The Manson case is getting some renewed media attention. It has become an opportunity for the media to make us think about where and who we were 40 years ago. Some of us remember where we were when Kennedy was assassinated; others remember where they were when news of the murders committed by Manson and his followers broke. We often remember a more trusting world when we look back, one filled with promise. Whether that's correct and realistic or not, what are we recalling and saying about the state of the world when we remember the events of August 10, 1969? It says a great deal about the degeneration of social relationships that the media is forcing this into the public discourse.

Meanwhile, Leonard Peltier has been in prison for 12,240 days. He's been imprisoned since 1976 for events growing out of the pine Ridge Reservation occupation. It is at least doubtful that he is guilty as charged, and likely that he's innocent. He is certainly a political prisoner.

If Waters' argument that Van Houten is guilty of the crimes she was charged with but has served enough time holds water--no pun intended--then Peltier gets his get-out-of-jail free card before she does.
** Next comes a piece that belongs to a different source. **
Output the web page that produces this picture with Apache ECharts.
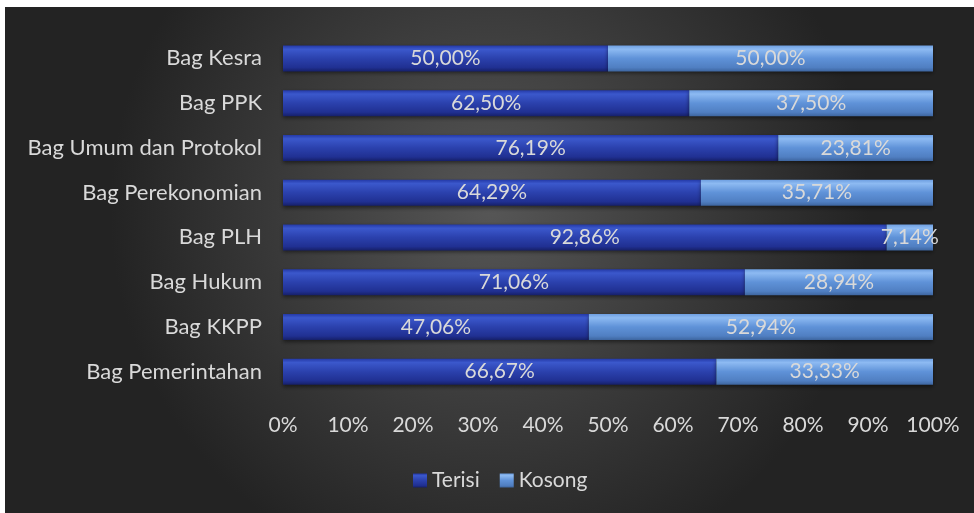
<!DOCTYPE html>
<html>
<head>
<meta charset="utf-8">
<script src="https://cdn.jsdelivr.net/npm/echarts@6/dist/echarts.min.js"></script>
<style>
  html, body { margin: 0; padding: 0; background: #ffffff; }
  #chart { position: absolute; left: 5px; top: 7px; width: 969px; height: 506px; }
</style>
</head>
<body>
<div id="chart"></div>
<script>
// categories from bottom to top (as drawn)
var categories = ['Bag Pemerintahan', 'Bag KKPP', 'Bag Hukum', 'Bag PLH', 'Bag Perekonomian', 'Bag Umum dan Protokol', 'Bag PPK', 'Bag Kesra']
var terisi = [66.67, 47.06, 71.06, 92.86, 64.29, 76.19, 62.50, 50.00]
var kosong = [33.33, 52.94, 28.94, 7.14, 35.71, 23.81, 37.50, 50.00]
var seriesNames = ['Terisi', 'Kosong']

var txtColor = '#d9d9d9'
var fontFam = 'Lato, "Open Sans", sans-serif'

function pct(p) {
  return p.value.toFixed(2).replace('.', ',') + '%'
}

var chart = echarts.init(document.getElementById('chart'))
chart.setOption({
  backgroundColor: {
    type: 'radial', x: 0.5, y: 0.4, r: 0.75,
    colorStops: [
      { offset: 0, color: '#565656' },
      { offset: 1, color: '#232323' }
    ]
  },
  textStyle: { fontFamily: fontFam },
  grid: { left: 278, right: 41, top: 29, bottom: 119, containLabel: false },
  legend: {
    data: seriesNames,
    left: 403,
    top: 458,
    itemWidth: 14,
    itemHeight: 14,
    itemGap: 20,
    icon: 'rect',
    textStyle: { color: txtColor, fontSize: 21, fontFamily: fontFam }
  },
  xAxis: {
    type: 'value',
    min: 0,
    max: 100,
    interval: 10,
    axisLine: { show: false },
    axisTick: { show: false },
    splitLine: { show: false },
    axisLabel: { color: txtColor, fontSize: 21, margin: 21, formatter: '{value}%' }
  },
  yAxis: {
    type: 'category',
    data: categories,
    axisLine: { show: false },
    axisTick: { show: false },
    axisLabel: { color: txtColor, fontSize: 22, margin: 21 }
  },
  series: [
    {
      name: 'Terisi',
      type: 'bar',
      stack: 'all',
      barWidth: 26,
      data: terisi,
      itemStyle: {
        color: {
          type: 'linear', x: 0, y: 0, x2: 0, y2: 1,
          colorStops: [
            { offset: 0, color: '#2338a6' },
            { offset: 0.15, color: '#3b58cc' },
            { offset: 0.5, color: '#2b41ad' },
            { offset: 0.85, color: '#203092' },
            { offset: 1, color: '#16206a' }
          ]
        },
        shadowColor: 'rgba(0,0,0,0.5)',
        shadowBlur: 4,
        shadowOffsetY: 2
      },
      label: { show: true, position: 'inside', color: txtColor, fontSize: 21, fontFamily: fontFam, formatter: pct }
    },
    {
      name: 'Kosong',
      type: 'bar',
      stack: 'all',
      barWidth: 26,
      data: kosong,
      itemStyle: {
        color: {
          type: 'linear', x: 0, y: 0, x2: 0, y2: 1,
          colorStops: [
            { offset: 0, color: '#6d9ee0' },
            { offset: 0.15, color: '#8dbaf2' },
            { offset: 0.5, color: '#5f92d8' },
            { offset: 0.85, color: '#507fc2' },
            { offset: 1, color: '#3e66a0' }
          ]
        },
        shadowColor: 'rgba(0,0,0,0.5)',
        shadowBlur: 4,
        shadowOffsetY: 2
      },
      label: { show: true, position: 'inside', color: txtColor, fontSize: 21, fontFamily: fontFam, formatter: pct }
    }
  ]
})
</script>
</body>
</html>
Peltier is probably innocent; Van Houten says she's guilty. If the argument that Van Houten has successfully done so much in prison to improve herself and help others gets her out from behind bars, then Peltier--a real hero--goes first. Check out the website for Peltier here.

If nostalgia for a time that never was is going to sway our opinions and determine what justice is, then it's fair to ask who better represents a time of protest--Van Houten or Peltier? Waters was all about linking Van Houten to protest movements, youthful idealism and Abbie Hoffman--none of that holds water. What is so radical about people destroying themselves with drugs and trying to provoke racial conflict and mass chaos?
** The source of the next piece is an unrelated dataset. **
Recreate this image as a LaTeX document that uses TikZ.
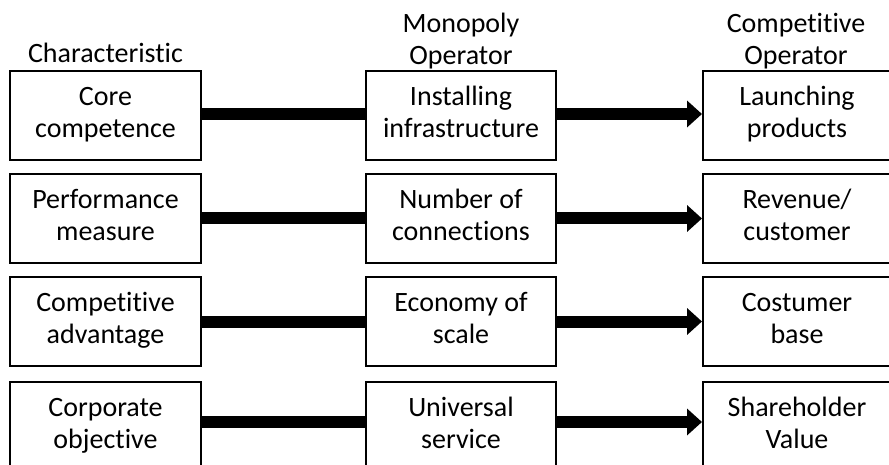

Peltier, on the other hand, was part of a people's movement. The FBI broke the law in the ways in which it subverted and attacked that movement and in the ways in which it intervened to assure Peltier's conviction. July 28 was an international day of solidarity with Peltier but NPR didn't get anyone on to talk about the case and Waters didn't mention Peltier or any other political prisoners.

We say that art is not produced from abstract principles. It reflects the political-economy and social divisions of a particular day and place and attitudes about development, existence and change. Some art is progressive and revolutionary and some is declasse, reactionary or degenerate. Personal taste is not the issue; how art functions and how artists live out their creativity and ideals is very much the issue on the other hand. Waters crossed the bar, if he ever was on the right side of things.